Tuesday, November 12, 2013

Book-hoarder

Oh, I admit it. One of the things I am not good at exercising control over is my book-buying habit.

(Yes, my town has a library, but it's small, and it often doesn't have a book I hear about and want to read).

And I don't care for reading off electronic devices, all of my Luddite concerns about some wireless hacker going into them and changing or deleting "my" books aside, I want my books to be ink on paper.

This is also my favorite time of the year for reading. The nights get cold, it gets dark early, I can pile up quilts on my bed and crawl in with whatever I'm reading at the moment. There's something very private about a book. It's just you and the page.

Right now, I'm reading Antonia Fraser's history of The Gunpowder Plot, and I have another book on the topic by a different author (I forget which one) for a later time. (I realize that some history carries the biases or opinions or the hypotheses its author supports most ardently, so it works best for me to read a couple different authors on topics like this).

I have a huge stack of books by my bed - The Manga Guide to Calculus, so I can reteach myself the one math topic I admit I never fully understood (but I think I need to review some algebra first; that may be where I went wrong in calculus - didn't have a good grounding in algebra). I have something called Operation Mincemeat, which is about WWII in Britain (a favorite topic of mine). I have "Quiet" - that book about introverts which I keep planning to read and then other things jump in front of it in the queue. I have a couple books on Shakespeare (I've been trying to read a Shakespeare play a year, to make up for not having read many in high school, and not really having much literature coursework in college). I have Simon Winchester's "Atlantic" (I love those huge, sweeping histories that incorporate lots of different narrative threads). I have "Shop Class as Soulcraft," another one of those books like "Quiet" that I say I "should" read and somehow don't quite get to. (I've read part of it before). I have "The Monks of New Skete and the Art of Happiness."

And on, and on. And I bought a bunch more this weekend when I was at the bookstore - Thomas Cahill's newest (I have all his other books and have read most of them, so I want to read this too). Another book on Shakespeare, this one called Shakespeare's Restless World. And the newest one from the person who wrote "How the Scots Invented the Modern World." (another one of those huge, sweeping history books - this new one promises to go from Aristotle to the Internet, or somesuch).

Most of these are in hardback. I know, more expensive and take up more space, but you know? I love hardbacks. I love their heft, I love their permanent feel.

I just have to find somewhere to store them. Or perhaps weed my collection pretty ruthlessly and donate to the university library....they have taken donations of scholarly books from me before and incorporated some of them into their collections. (I figure, if I'm unlikely to want to read it again, might as well give it, and make the room for something else. And then maybe someone else can benefit from the information).
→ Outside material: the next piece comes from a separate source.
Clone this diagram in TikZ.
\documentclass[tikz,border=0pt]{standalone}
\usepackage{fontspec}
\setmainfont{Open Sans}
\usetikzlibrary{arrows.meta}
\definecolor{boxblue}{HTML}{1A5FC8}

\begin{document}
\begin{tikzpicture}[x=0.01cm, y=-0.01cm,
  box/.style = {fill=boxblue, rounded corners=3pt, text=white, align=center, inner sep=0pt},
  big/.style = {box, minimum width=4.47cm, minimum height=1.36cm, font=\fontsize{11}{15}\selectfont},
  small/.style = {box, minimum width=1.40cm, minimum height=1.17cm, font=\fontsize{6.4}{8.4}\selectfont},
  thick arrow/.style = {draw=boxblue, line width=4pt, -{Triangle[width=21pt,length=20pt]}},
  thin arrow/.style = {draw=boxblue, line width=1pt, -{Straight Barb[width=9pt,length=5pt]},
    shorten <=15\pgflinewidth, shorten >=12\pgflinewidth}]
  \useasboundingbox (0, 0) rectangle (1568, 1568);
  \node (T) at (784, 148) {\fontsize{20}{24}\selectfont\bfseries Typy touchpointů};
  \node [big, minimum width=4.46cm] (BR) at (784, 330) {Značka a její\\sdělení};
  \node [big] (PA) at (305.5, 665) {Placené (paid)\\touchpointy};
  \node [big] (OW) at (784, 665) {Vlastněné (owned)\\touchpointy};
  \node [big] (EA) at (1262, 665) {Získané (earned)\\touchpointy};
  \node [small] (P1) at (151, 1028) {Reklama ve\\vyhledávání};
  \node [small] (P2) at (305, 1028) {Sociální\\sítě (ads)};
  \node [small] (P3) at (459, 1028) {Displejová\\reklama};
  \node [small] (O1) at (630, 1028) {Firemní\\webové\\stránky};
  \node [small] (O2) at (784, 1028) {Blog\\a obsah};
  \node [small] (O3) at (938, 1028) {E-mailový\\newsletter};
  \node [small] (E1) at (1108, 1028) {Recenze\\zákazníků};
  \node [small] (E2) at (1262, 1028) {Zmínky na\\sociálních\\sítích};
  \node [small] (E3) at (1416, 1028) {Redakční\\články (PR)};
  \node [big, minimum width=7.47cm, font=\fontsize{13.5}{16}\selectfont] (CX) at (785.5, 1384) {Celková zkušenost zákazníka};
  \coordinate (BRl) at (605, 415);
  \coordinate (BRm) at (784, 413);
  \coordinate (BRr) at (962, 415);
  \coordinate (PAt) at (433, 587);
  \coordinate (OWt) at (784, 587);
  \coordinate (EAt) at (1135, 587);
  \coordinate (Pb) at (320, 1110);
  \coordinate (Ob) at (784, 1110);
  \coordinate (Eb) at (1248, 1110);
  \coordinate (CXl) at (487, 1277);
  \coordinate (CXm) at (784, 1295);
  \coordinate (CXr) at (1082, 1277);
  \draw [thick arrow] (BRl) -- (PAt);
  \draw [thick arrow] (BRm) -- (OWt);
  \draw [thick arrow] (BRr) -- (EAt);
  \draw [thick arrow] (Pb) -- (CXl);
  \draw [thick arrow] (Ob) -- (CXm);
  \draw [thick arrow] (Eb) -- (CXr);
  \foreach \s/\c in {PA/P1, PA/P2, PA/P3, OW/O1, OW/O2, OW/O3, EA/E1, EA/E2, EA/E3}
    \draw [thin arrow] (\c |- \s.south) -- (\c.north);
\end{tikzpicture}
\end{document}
I admit, I love buying books almost as much as I love reading them. My town doesn't have a proper bookstore but Next Biggest City does, and of course there's Powell's and Amazon and Bas Bleu and all of the little independent sellers who sell online or by catalog...

1 comment:

Sheila O'Malley said...

I'm with you. I have to work so hard to keep the book collection under control. I love to hear about other people's book collections/reading lists. That Antonia Fraser book sounds really interesting! The Shakespeare Wars is fascinating - may want to check it out if you haven't already. It's not about the authorship controversy - but it's about the battle of the scholars over the centuries to deal with Shakespeare. It's funny and invigorating. Highly recommended!! I'm reading Victor Serge's memoirs right now. FASCINATING ground-level look at the Russian Revolution by a man who saw really early what was coming down the pike. Happy reading!